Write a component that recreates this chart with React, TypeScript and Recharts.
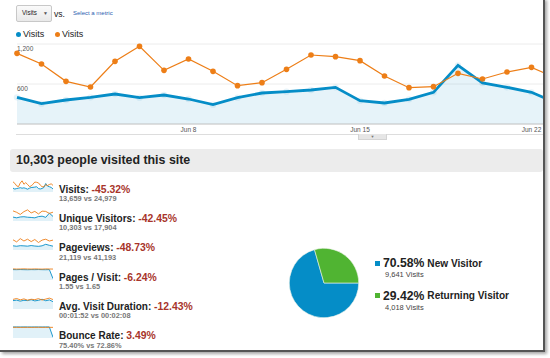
import React from 'react'
import { Area, Cell, ComposedChart, CartesianGrid, Line, Pie, PieChart, XAxis, YAxis } from 'recharts'

const BLUE = '#058dc7'
const ORANGE = '#ed7e17'
const GREEN = '#50b432'
const RED = '#a8342a'

// daily visits, this period vs previous period
const dates = [
	'Jun 1', 'Jun 2', 'Jun 3', 'Jun 4', 'Jun 5', 'Jun 6', 'Jun 7', 'Jun 8', 'Jun 9', 'Jun 10', 'Jun 11', 'Jun 12',
	'Jun 13', 'Jun 14', 'Jun 15', 'Jun 16', 'Jun 17', 'Jun 18', 'Jun 19', 'Jun 20', 'Jun 21', 'Jun 22', 'Jun 23',
]
const visits = [400, 305, 360, 400, 450, 395, 435, 375, 290, 395, 465, 485, 510, 550, 350, 315, 370, 475, 880, 615, 550, 475, 315]
const visitsPrev = [1060, 900, 640, 555, 940, 1165, 805, 975, 790, 575, 620, 820, 1035, 1010, 950, 720, 545, 560, 760, 675, 780, 850, 690]
const dateTicks = ['Jun 8', 'Jun 15', 'Jun 22']
const yTicks = [600, 1200]

// metric rows
const metricNames = ['Visits', 'Unique Visitors', 'Pageviews', 'Pages / Visit', 'Avg. Visit Duration', 'Bounce Rate']
const metricChanges = ['-45.32%', '-42.45%', '-48.73%', '-6.24%', '-12.43%', '3.49%']
const metricCur = ['13,659', '10,303', '21,119', '1.55', '00:01:52', '75.40%']
const metricPrev = ['24,979', '17,904', '41,193', '1.65', '00:02:08', '72.86%']

// sparkline series (previous = orange, current = blue)
const uniqPrev = [800, 690, 520, 740, 880, 640, 760, 560, 780, 760, 600, 700]
const uniqCur = [310, 250, 320, 340, 300, 280, 250, 350, 380, 290, 620, 360]
const pvPrev = [1700, 1350, 1900, 1500, 1800, 1400, 1750, 1250, 1650, 1800, 1500, 1650]
const pvCur = [700, 620, 720, 690, 640, 740, 660, 610, 700, 950, 780, 640]
const pagesPrev = [1.66, 1.64, 1.65, 1.67, 1.65, 1.64, 1.66, 1.65, 1.63, 1.66, 1.65, 1.64]
const pagesCur = [1.56, 1.55, 1.57, 1.55, 1.54, 1.56, 1.55, 1.57, 1.55, 1.54, 1.56, 0.2]
const durPrev = [128, 140, 122, 135, 118, 130, 125, 138, 120, 132, 145, 126]
const durCur = [112, 118, 105, 116, 112, 124, 108, 116, 130, 110, 121, 98]
const bouncePrev = [72.9, 73.1, 72.7, 72.8, 73.0, 72.6, 72.9, 73.2, 72.8, 72.7, 72.9, 72.8]
const bounceCur = [75.3, 75.5, 75.2, 75.6, 75.4, 75.3, 75.5, 75.4, 75.2, 75.6, 75.4, 5]

const sparkPrev = [visitsPrev, uniqPrev, pvPrev, pagesPrev, durPrev, bouncePrev]
const sparkCur = [visits, uniqCur, pvCur, pagesCur, durCur, bounceCur]
const sparkMax = [1250, 950, 2000, 1.8, 160, 82]

// visitor types
const visitorTypes = ['New Visitor', 'Returning Visitor']
const visitorShare = [70.58, 29.42]
const visitorVisits = ['9,641', '4,018']
const PIE_COLORS = [BLUE, GREEN]

const FONT = '"Liberation Sans", Arial, sans-serif'

const YTick = (props: any) => {
	const { x, y, payload } = props
	return (
		<text x={x} y={y + 5.5} fontSize={6.5} fill="#555" dominantBaseline="middle" textAnchor="start" fontFamily={FONT}>
			{Number(payload.value).toLocaleString('en-US')}
		</text>
	)
}

const Spark = ({ prev, cur, max }: { prev: number[]; cur: number[]; max: number }) => {
	const data = prev.map((p, i) => ({ prev: p, cur: cur[i] }))
	return (
		<ComposedChart width={40} height={13} data={data} margin={{ top: 1, right: 0, left: 0, bottom: 0 }}>
			<XAxis hide />
			<YAxis hide domain={[0, max]} />
			<Line dataKey="prev" stroke={ORANGE} strokeWidth={0.9} dot={false} isAnimationActive={false} />
			<Area dataKey="cur" stroke={BLUE} strokeWidth={0.9} fill={BLUE} fillOpacity={0.12} dot={false} isAnimationActive={false} />
		</ComposedChart>
	)
}

const App = () => {
	const data = dates.map((d, i) => ({ date: d, visits: visits[i], prev: visitsPrev[i] }))
	const pieData = visitorTypes.map((n, i) => ({ name: n, value: visitorShare[i] }))

	return (
		<div style={{ position: 'absolute', left: 0, top: 0, width: 550, height: 358, overflow: 'hidden', background: '#fff', fontFamily: FONT, color: '#222' }}>
			{/* frame */}
			<div style={{ position: 'absolute', left: 0, top: -2, width: 543, height: 352, borderRight: '2px solid #555', borderBottom: '2px solid #555', boxShadow: '2px 2px 3px rgba(0,0,0,0.35)' }} />

			{/* metric selector */}
			<div style={{ position: 'absolute', left: 16, top: 5, width: 34, height: 15, border: '1px solid #c8c8c8', borderRadius: 2, background: 'linear-gradient(#fafafa, #e9e9e9)' }}>
				<span style={{ position: 'absolute', left: 5, top: 3, fontSize: 6.3, lineHeight: '8px' }}>Visits</span>
				<span style={{ position: 'absolute', left: 26, top: 3, fontSize: 5, lineHeight: '8px', color: '#555' }}>▼</span>
			</div>
			<div style={{ position: 'absolute', left: 54, top: 8, fontSize: 8.6, lineHeight: '12px' }}>vs.</div>
			<div style={{ position: 'absolute', left: 73, top: 9, fontSize: 6, lineHeight: '8px', color: '#2a5db0' }}>Select a metric</div>

			{/* legend */}
			{[BLUE, ORANGE].map((c, i) => (
				<div key={i} style={{ position: 'absolute', left: 16 + i * 39, top: 28, height: 12, display: 'flex', alignItems: 'center' }}>
					<span style={{ width: 5, height: 5, borderRadius: 3, background: c, marginRight: 2 }} />
					<span style={{ fontSize: 9 }}>Visits</span>
				</div>
			))}

			{/* main chart */}
			<div style={{ position: 'absolute', left: 0, top: 0, width: 543, height: 140, overflow: 'hidden' }}>
				<ComposedChart width={560} height={140} data={data} margin={{ top: 44, right: 4, left: 17, bottom: 0 }}>
					<CartesianGrid vertical={false} stroke="#ececec" />
					<XAxis
						dataKey="date"
						scale="point"
						padding={{ left: 0, right: 0 }}
						ticks={dateTicks}
						interval={0}
						height={16}
						tickSize={0}
						tickMargin={3}
						axisLine={{ stroke: '#c8c8c8' }}
						tickLine={false}
						tick={{ fontSize: 6.5, fill: '#555', fontFamily: FONT }}
					/>
					<YAxis
						domain={[0, 1200]}
						ticks={yTicks}
						interval={0}
						mirror
						width={30}
						tickSize={0}
						tickMargin={0}
						axisLine={false}
						tickLine={false}
						tick={YTick}
					/>
					<Line
						dataKey="prev"
						stroke={ORANGE}
						strokeWidth={1.2}
						dot={{ r: 2.8, fill: ORANGE, stroke: 'none' }}
						activeDot={false}
						isAnimationActive={false}
					/>
					<Area
						dataKey="visits"
						stroke={BLUE}
						strokeWidth={2.8}
						fill={BLUE}
						fillOpacity={0.1}
						dot={{ r: 3.2, fill: BLUE, stroke: 'none' }}
						activeDot={false}
						isAnimationActive={false}
					/>
				</ComposedChart>
			</div>
			<div style={{ position: 'absolute', left: 16, top: 134, width: 527, height: 1, background: '#ddd' }} />
			<div style={{ position: 'absolute', left: 358, top: 134, width: 27, height: 5, background: '#e6e6e6', border: '1px solid #d4d4d4', borderTop: 'none', fontSize: 4, lineHeight: '5px', textAlign: 'center', color: '#777' }}>▼</div>

			{/* heading bar */}
			<div style={{ position: 'absolute', left: 10, top: 149, width: 533, height: 23, background: '#ececec', borderRadius: 3 }}>
				<span style={{ position: 'absolute', left: 6, top: 4, fontSize: 12.4, fontWeight: 'bold', lineHeight: '15px' }}>10,303 people visited this site</span>
			</div>

			{/* metric rows */}
			{metricNames.map((name, i) => {
				const cy = 187.6 + i * 29.3
				return (
					<React.Fragment key={name}>
						<div style={{ position: 'absolute', left: 13, top: cy - 9 }}>
							<Spark prev={sparkPrev[i]} cur={sparkCur[i]} max={sparkMax[i]} />
						</div>
						<div style={{ position: 'absolute', left: 59, top: cy - 7, lineHeight: '14px', whiteSpace: 'nowrap' }}>
							<span style={{ fontSize: 10, fontWeight: 'bold' }}>{name}: </span>
							<span style={{ fontSize: 10.4, fontWeight: 'bold', color: RED }}>{metricChanges[i]}</span>
						</div>
						<div style={{ position: 'absolute', left: 59, top: cy + 6.5, fontSize: 7.4, fontWeight: 'bold', lineHeight: '9px', color: '#777', whiteSpace: 'nowrap' }}>
							{metricCur[i]} vs {metricPrev[i]}
						</div>
					</React.Fragment>
				)
			})}

			{/* visitor type pie */}
			<div style={{ position: 'absolute', left: 284, top: 243 }}>
				<PieChart width={80} height={80}>
					<Pie
						data={pieData}
						dataKey="value"
						cx="50%"
						cy="50%"
						outerRadius={34.7}
						startAngle={0}
						endAngle={-360}
						stroke="#eef3ea"
						strokeWidth={0.6}
						isAnimationActive={false}
					>
						{pieData.map((entry, index) => (
							<Cell key={`cell-${index}`} fill={PIE_COLORS[index % PIE_COLORS.length]} />
						))}
					</Pie>
				</PieChart>
			</div>
			{visitorTypes.map((name, i) => {
				const cy = 263.3 + i * 32.5
				return (
					<React.Fragment key={name}>
						<div style={{ position: 'absolute', left: 375, top: cy - 8, height: 16, display: 'flex', alignItems: 'center', whiteSpace: 'nowrap' }}>
							<span style={{ width: 5, height: 5, background: PIE_COLORS[i], marginRight: 3 }} />
							<span style={{ fontSize: 12.2, fontWeight: 'bold' }}>{visitorShare[i].toFixed(2)}%</span>
							<span style={{ fontSize: 10.1, fontWeight: 'bold', marginLeft: 3 }}>{name}</span>
						</div>
						<div style={{ position: 'absolute', left: 385, top: cy + 7, fontSize: 7.5, lineHeight: '9px', color: '#444', whiteSpace: 'nowrap' }}>
							{visitorVisits[i]} Visits
						</div>
					</React.Fragment>
				)
			})}
		</div>
	)
}

export default App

□ □ □ □

From the top of the listing above, repeat each line exactly until you reach the line containing "['24,979', '17,904', '41,193', '1.65', '00:02:08', '72.86%']", and repeat that one too. Leave the pictures out.

TASK OUTPUT:
Write a component that recreates this chart with React, TypeScript and Recharts.
import React from 'react'
import { Area, Cell, ComposedChart, CartesianGrid, Line, Pie, PieChart, XAxis, YAxis } from 'recharts'

const BLUE = '#058dc7'
const ORANGE = '#ed7e17'
const GREEN = '#50b432'
const RED = '#a8342a'

// daily visits, this period vs previous period
const dates = [
	'Jun 1', 'Jun 2', 'Jun 3', 'Jun 4', 'Jun 5', 'Jun 6', 'Jun 7', 'Jun 8', 'Jun 9', 'Jun 10', 'Jun 11', 'Jun 12',
	'Jun 13', 'Jun 14', 'Jun 15', 'Jun 16', 'Jun 17', 'Jun 18', 'Jun 19', 'Jun 20', 'Jun 21', 'Jun 22', 'Jun 23',
]
const visits = [400, 305, 360, 400, 450, 395, 435, 375, 290, 395, 465, 485, 510, 550, 350, 315, 370, 475, 880, 615, 550, 475, 315]
const visitsPrev = [1060, 900, 640, 555, 940, 1165, 805, 975, 790, 575, 620, 820, 1035, 1010, 950, 720, 545, 560, 760, 675, 780, 850, 690]
const dateTicks = ['Jun 8', 'Jun 15', 'Jun 22']
const yTicks = [600, 1200]

// metric rows
const metricNames = ['Visits', 'Unique Visitors', 'Pageviews', 'Pages / Visit', 'Avg. Visit Duration', 'Bounce Rate']
const metricChanges = ['-45.32%', '-42.45%', '-48.73%', '-6.24%', '-12.43%', '3.49%']
const metricCur = ['13,659', '10,303', '21,119', '1.55', '00:01:52', '75.40%']
const metricPrev = ['24,979', '17,904', '41,193', '1.65', '00:02:08', '72.86%']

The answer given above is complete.